Fans of Seinfeld will remember him as the “denim vest” guy in a 1997 episode. McDonald recalls his experience with the hit show fondly.

“Jerry Seinfeld was very busy, but he was nice. I mean, he didn’t talk about the weather or sports or anything, it was all about the show. I guess he was familiar with Kids in the Hall. The NBC series NewsRadio, with Dave Foley, was on the air at the time. Jerry kept calling me Dave all week, which I let him.”

When he wasn’t landing guest roles, he was paid to write scripts to films that never ended up getting made. “Turns out you can make a living out of failing,” he says.

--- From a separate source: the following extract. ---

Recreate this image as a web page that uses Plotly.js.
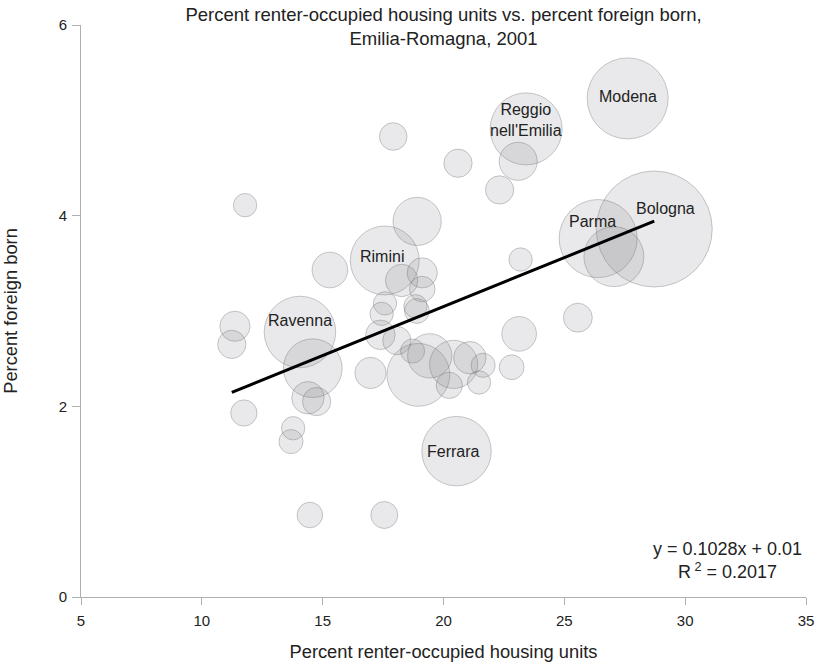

The Montreal-born McDonald remained in Los Angeles for years – “I was happy, I mean, it was kind of lonely kind of happy, but I was happy” – before moving to Winnipeg in the 2010s. He had a met a woman at the city’s annual comedy festival.

On Dec. 20 and 21, McDonald performs at Edmonton’s Grindstone Theatre in a stand-up show that features stories from the Kids in the Hall. In terms of legacy, he compares the Kids to the American alt-rock band the Pixies, whose success he believes led to the bigger fame of Nirvana. In this equation, the cult-favourite Pixies are to the mainstream Nirvana, as Kids in the Hall is to the animated Comedy Central series South Park.

“A small portion of the world loves us,” he says. “We’re weird, I guess.”